=== TASK PROMPT ===
In the data below, find each line containing the string "this" and return it.

+++ INFORMATION SUPPLIED +++

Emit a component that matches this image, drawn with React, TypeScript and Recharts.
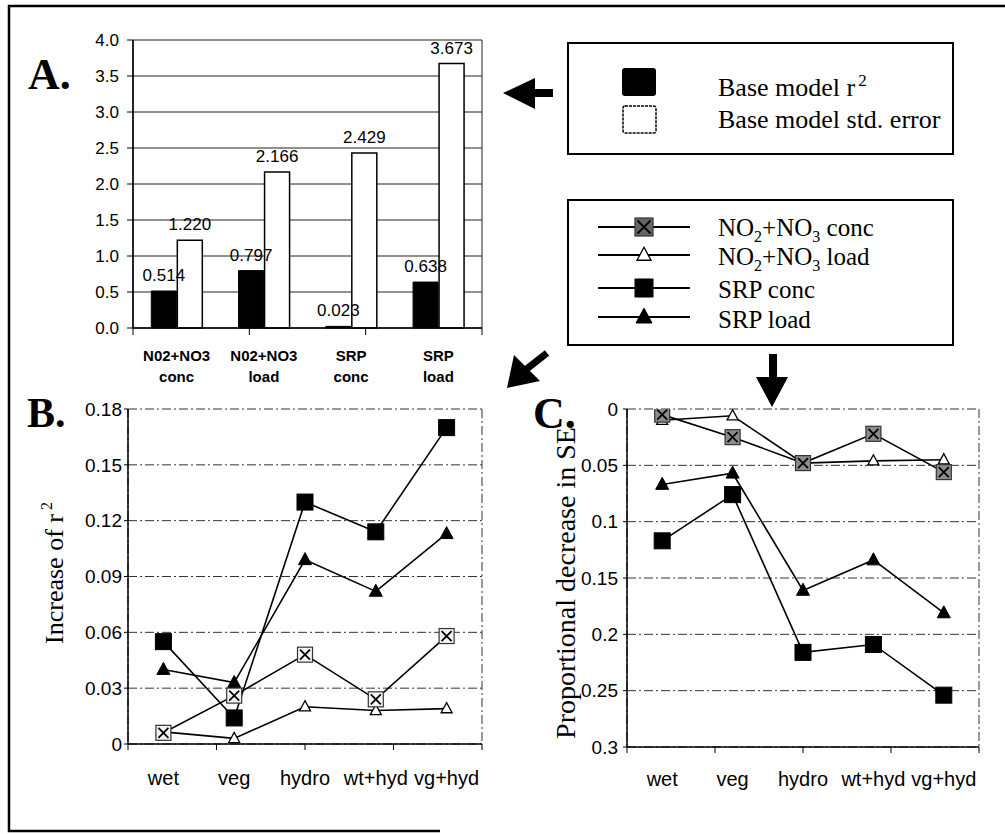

+++
+++ INFORMATION SUPPLIED +++

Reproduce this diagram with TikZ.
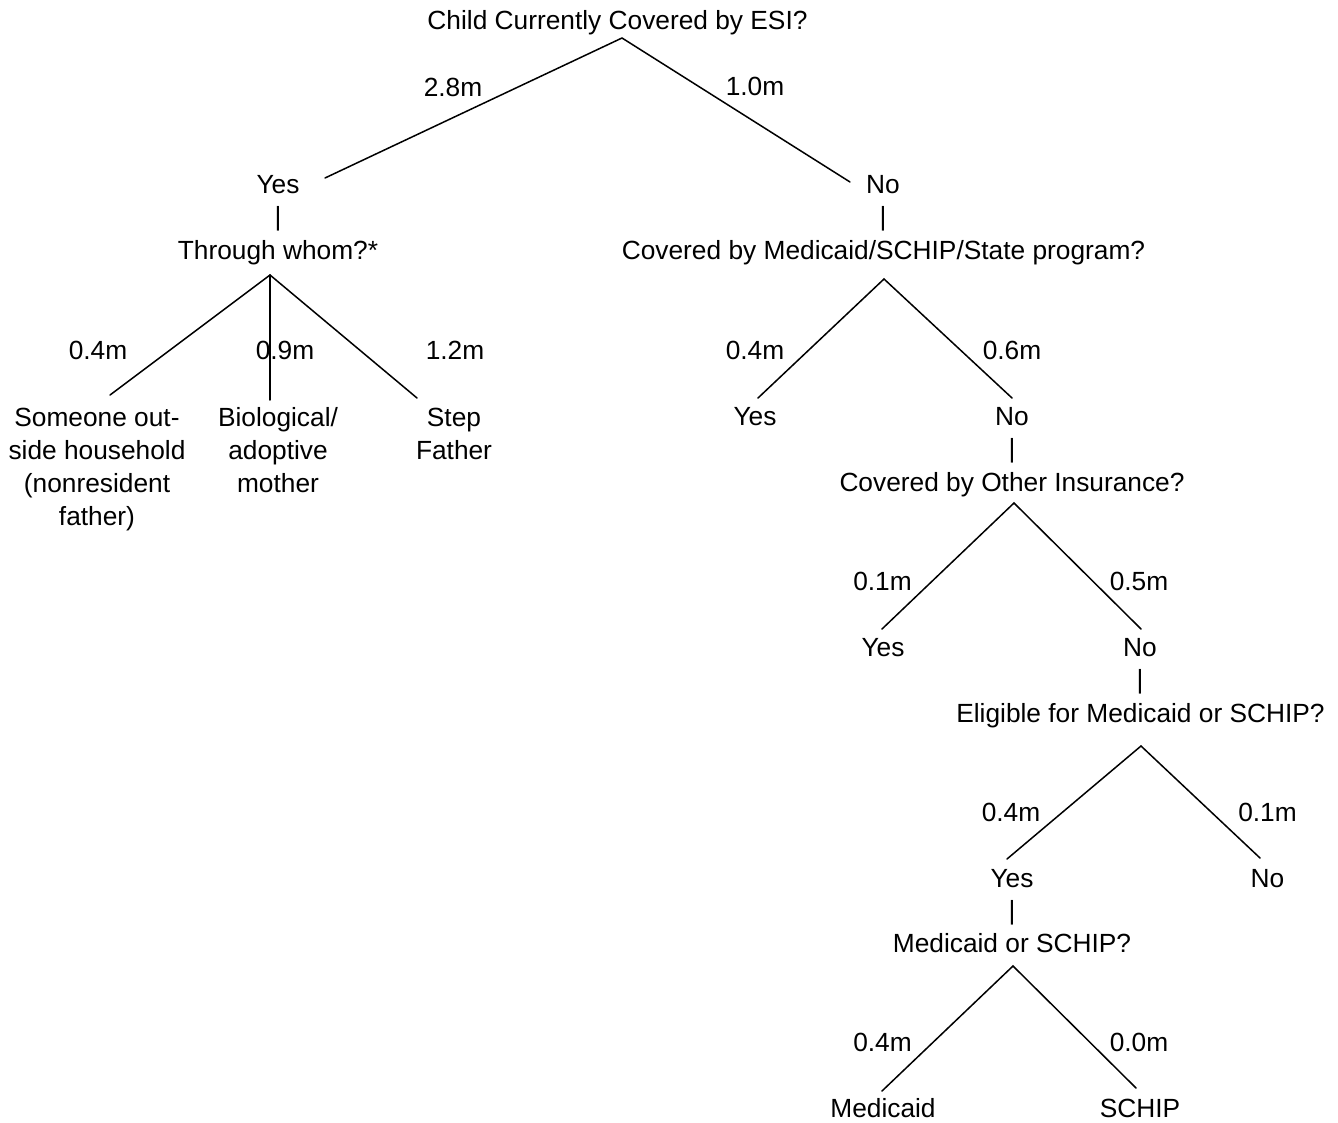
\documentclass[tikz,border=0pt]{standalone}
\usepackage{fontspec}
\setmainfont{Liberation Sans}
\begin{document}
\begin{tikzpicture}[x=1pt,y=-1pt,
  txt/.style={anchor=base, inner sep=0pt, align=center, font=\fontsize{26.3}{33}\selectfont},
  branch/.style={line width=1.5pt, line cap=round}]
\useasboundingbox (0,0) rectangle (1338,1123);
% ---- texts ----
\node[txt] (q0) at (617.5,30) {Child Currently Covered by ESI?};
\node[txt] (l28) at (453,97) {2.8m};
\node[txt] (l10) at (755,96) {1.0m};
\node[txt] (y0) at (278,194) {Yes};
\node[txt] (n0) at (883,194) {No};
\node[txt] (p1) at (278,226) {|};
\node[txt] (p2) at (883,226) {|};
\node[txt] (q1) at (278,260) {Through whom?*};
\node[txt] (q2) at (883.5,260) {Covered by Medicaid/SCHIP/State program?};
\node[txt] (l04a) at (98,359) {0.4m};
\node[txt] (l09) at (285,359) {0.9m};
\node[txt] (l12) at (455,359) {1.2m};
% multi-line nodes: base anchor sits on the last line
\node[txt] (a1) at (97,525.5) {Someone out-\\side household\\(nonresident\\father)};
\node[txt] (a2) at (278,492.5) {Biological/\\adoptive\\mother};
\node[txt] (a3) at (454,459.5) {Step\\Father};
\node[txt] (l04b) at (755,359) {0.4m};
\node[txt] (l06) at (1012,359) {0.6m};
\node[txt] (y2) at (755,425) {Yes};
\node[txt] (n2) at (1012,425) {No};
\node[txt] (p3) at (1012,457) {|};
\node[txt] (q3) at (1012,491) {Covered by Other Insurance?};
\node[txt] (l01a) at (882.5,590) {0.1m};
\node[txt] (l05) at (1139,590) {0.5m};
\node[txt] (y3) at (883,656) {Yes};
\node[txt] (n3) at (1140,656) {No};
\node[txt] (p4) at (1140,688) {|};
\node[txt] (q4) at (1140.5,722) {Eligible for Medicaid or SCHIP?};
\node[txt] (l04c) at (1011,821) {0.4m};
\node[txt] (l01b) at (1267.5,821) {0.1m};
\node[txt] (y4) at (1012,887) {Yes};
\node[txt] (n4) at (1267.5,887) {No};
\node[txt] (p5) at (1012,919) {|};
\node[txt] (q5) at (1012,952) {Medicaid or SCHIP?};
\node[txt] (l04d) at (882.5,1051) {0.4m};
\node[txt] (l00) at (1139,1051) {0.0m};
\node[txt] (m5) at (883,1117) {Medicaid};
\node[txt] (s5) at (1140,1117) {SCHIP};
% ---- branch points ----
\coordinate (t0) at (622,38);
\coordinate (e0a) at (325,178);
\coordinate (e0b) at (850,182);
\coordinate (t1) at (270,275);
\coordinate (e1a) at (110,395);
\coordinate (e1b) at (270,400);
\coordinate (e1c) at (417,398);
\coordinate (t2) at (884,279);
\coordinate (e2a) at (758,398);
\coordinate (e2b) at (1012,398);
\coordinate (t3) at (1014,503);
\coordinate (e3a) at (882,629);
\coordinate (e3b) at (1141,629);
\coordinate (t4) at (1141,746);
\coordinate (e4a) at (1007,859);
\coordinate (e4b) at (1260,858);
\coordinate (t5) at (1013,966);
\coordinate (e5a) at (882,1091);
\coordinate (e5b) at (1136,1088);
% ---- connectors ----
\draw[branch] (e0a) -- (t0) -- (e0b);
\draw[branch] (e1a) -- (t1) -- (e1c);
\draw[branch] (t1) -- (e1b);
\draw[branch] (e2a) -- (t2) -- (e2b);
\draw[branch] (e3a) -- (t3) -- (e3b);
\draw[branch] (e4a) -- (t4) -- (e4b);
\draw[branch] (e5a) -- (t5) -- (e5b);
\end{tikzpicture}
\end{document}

+++

=== TASK RESULT ===
Emit a component that matches this image, drawn with React, TypeScript and Recharts.
Reproduce this diagram with TikZ.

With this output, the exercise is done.